Quick answer - I don't know a lot about how the GC in the JDK works.
There must be good articles written on it somewhere, check that
Javaorld article
http://www.javaworld.com/javaworld/jw-11-1999/jw-11-performance.html
it's got a few pointers.
>>The VSZ for a Java process is just going to be the maximum heap.
>But that's not the case - at least not on my Linux 2.2.12 system
>with Blackdown 1.2preV2.
Oh, maybe JDK 1.2 returns memory to the system? That's nice of it. I
don't think JDK 1.1 does that.
>At the end of the print process all the Image objects are released,
>yet the memory-used doesn't drop at all - I have to do an explicit
>gc(). When does java's normal garbage collection cycle kick in?

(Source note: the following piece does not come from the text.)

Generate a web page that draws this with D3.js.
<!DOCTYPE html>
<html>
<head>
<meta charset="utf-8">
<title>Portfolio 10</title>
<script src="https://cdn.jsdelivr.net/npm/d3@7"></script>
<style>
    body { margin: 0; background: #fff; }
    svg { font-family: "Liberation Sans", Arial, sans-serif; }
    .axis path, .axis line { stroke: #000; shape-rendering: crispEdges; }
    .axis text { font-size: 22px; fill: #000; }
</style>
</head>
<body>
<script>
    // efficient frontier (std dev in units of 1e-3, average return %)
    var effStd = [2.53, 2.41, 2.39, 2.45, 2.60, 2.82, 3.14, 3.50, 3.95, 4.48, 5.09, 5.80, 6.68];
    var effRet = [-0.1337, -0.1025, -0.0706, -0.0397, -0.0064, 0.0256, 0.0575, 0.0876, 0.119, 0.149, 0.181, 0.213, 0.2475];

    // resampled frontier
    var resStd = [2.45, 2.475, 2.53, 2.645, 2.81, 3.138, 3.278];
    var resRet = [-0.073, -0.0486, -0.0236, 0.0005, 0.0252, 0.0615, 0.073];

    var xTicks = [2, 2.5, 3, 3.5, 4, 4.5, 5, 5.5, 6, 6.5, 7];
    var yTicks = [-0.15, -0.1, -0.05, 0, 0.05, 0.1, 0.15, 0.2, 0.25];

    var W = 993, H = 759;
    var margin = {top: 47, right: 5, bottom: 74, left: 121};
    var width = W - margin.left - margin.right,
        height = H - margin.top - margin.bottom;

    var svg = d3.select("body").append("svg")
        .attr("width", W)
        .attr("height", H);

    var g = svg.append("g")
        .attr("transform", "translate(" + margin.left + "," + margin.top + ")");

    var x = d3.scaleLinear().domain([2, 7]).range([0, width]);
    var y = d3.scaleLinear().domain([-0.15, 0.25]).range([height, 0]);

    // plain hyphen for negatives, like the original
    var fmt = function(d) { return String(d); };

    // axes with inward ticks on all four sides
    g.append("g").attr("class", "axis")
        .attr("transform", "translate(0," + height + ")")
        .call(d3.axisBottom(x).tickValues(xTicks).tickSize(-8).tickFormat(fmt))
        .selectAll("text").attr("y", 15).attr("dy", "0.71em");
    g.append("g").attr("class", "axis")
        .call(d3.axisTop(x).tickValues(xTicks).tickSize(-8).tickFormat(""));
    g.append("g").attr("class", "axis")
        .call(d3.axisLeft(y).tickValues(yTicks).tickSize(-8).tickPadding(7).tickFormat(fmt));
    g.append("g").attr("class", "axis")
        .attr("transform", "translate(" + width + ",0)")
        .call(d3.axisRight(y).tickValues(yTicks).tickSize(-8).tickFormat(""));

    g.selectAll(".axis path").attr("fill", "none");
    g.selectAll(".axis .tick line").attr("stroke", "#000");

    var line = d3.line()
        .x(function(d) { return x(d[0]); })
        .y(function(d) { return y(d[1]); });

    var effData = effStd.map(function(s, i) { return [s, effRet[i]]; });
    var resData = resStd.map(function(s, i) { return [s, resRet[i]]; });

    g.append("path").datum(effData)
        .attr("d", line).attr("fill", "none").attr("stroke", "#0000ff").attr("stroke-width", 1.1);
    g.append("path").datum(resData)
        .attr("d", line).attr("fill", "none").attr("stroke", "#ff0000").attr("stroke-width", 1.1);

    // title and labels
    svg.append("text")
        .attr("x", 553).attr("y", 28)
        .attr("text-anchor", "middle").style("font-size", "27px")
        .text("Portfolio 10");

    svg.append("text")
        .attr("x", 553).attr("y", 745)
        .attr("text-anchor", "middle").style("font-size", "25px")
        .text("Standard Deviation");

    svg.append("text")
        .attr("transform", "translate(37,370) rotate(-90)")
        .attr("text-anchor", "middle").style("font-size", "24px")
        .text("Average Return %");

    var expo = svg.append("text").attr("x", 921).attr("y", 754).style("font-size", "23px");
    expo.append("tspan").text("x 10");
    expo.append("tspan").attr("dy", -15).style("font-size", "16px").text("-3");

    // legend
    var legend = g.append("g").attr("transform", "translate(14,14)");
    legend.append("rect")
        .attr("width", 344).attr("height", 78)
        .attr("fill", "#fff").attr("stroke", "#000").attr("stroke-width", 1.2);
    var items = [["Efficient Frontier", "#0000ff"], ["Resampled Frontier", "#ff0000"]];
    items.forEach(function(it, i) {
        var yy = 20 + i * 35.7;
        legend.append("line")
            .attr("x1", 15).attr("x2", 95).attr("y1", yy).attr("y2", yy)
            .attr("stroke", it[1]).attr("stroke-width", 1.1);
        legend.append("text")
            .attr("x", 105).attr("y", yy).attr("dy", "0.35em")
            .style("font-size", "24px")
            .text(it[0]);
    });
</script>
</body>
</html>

Java doesn't specify when the GC process kicks in. My impression is
that the JDK 1.1 runs a light garbage collection step occasionally,
maybe only when there's idle time. It also seems to have a heavier
version that runs when the system is almost out of memory.
>What are the mechanics of garbage collection? I would have thought
>that a single pass would free up everything that isn't referenced.
Nope - production GC is usually much more complex than that. Awhile
back I learned a lot from this paper:
ftp://ftp.cs.utexas.edu/pub/garbage/bigsurv.ps
it's from 1994, so may be out of date, but it was quite interesting.